Jeder Mensch hat eine gewisses Verlangen, neues zu erfahren.Die Frage ist doch, ob Neugier eine negative Eigenschaft des Menschen ist und wenn ja, haben die Rodenberger besonders viel davon?
Glaubt man den einschlägigen Quellen ist Neugierde nicht Negativ. Es ist wie so oft im Leben eine Frage des „Wie“! Sind wir wertschätzend neugierig und interessieren uns für unsere Mitmenschen, dann gehört Neugierde zu einem guten Gespräch. Das Gegenüber erzählt, motiviert durch gezielte Fragen, lieber etwas über er sich als dass er sich die eigene Geschichte anhören muss.
Soweit zur Theorie.
Doch wie komme ich darauf? Heinrich Spiro, ein Biograph von Julius Rodenberg, bemerkte bei einem Besuch unserer Stadt den Versatz der Häuserfronten in einigen Straßen. Er verstieg sich zu der Bemerkung: „Die Wissbegier seiner (Rodenbergs) Bewohner hat die Häuser so nebeneinander gestellt, dass jeder aus seinem Seitenfensterchen den Blick nach dem die Mitte des Ortes bezeichnenden (…) Rathaus hat.“
Auch wenn die Feststellung so absolut nicht haltbar ist, fällt doch an gewissen Ecken der Versatz der Häuserfronten auf. Westlich der Mühlenaue verläuft die Lange Straße in unmotivierten Kurven. Der Straßenverlauf ist dort so eng und kurvig, dass kein Platz für z.B. Parkstreifen ist. Die Bebauung in der historischen Stadt Rodenberg (zwischen den beiden Stadtgräben) war sicherlich streng reglementiert, denn hier verläuft die Häuserfront noch weitgehend ohne Versatz. In der Vorortgemeinde „Tor“, wozu die kurvige Straßenführung gehört, war offenbar ein kreativer Verlauf der Häuserfronten erlaubt.

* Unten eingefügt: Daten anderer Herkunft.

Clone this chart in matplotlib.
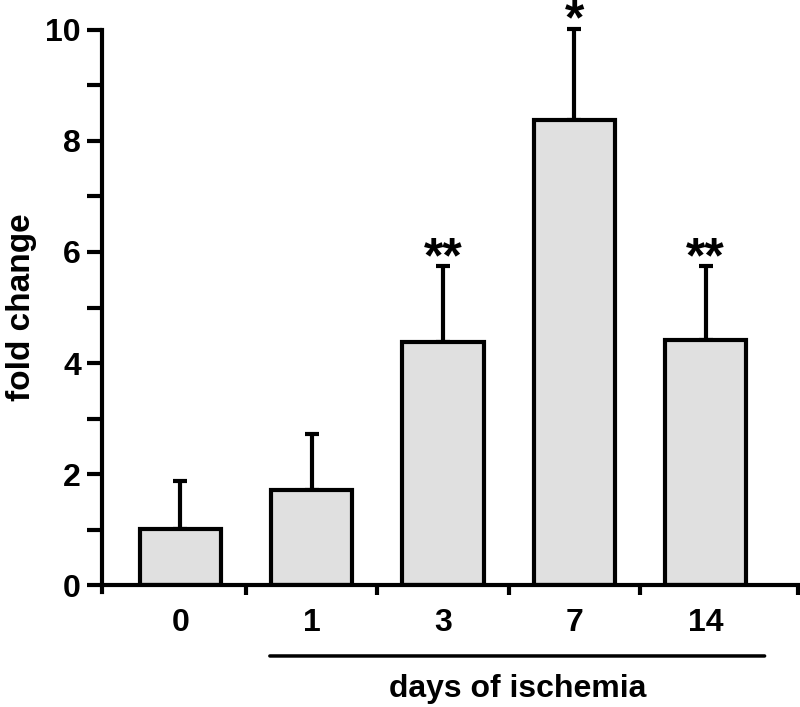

Doch warum dieser Versatz der Häuser? Wie schon Spiro schreibt, hatten die Häuser i.d.R. kleine Seitenfensterchen in Richtung /Ortmitte/Ratskeller, die den Bewohnern einen Blick längs zur Straße erlaubte. So ist es mühelos möglich, die Passanten oder Fuhrwerke ausgiebig zu betrachten, was in nachrichtenarmen Zeiten für Gesprächsstoff sorgen konnte. Statt Fernsehen oder Zeitung ein informativer Blick auf die Hauptstraße.
Eine Besonderheit des Ausblicks ist die „Utlucht“. Hier handelt es sich um einen befensterten Vorsprung aus der Gebäudefront als Teil des Innenraumes. Als Sonderform des Erkers beginnt sie nicht auskragend, sondern ebenerdig. Daher spricht man auch von einem Standerker. Allseits mit großen Fenstern ausgestattet, ermöglicht die Utlucht einen Einblick in die Straße.
Ein schönes Beispiel findet ihr am Haus Lange Str. 51 (Floristika). Im ehemaligen Haus „Remmers“ westlich davon befand sich ebenfalls eine Utlucht.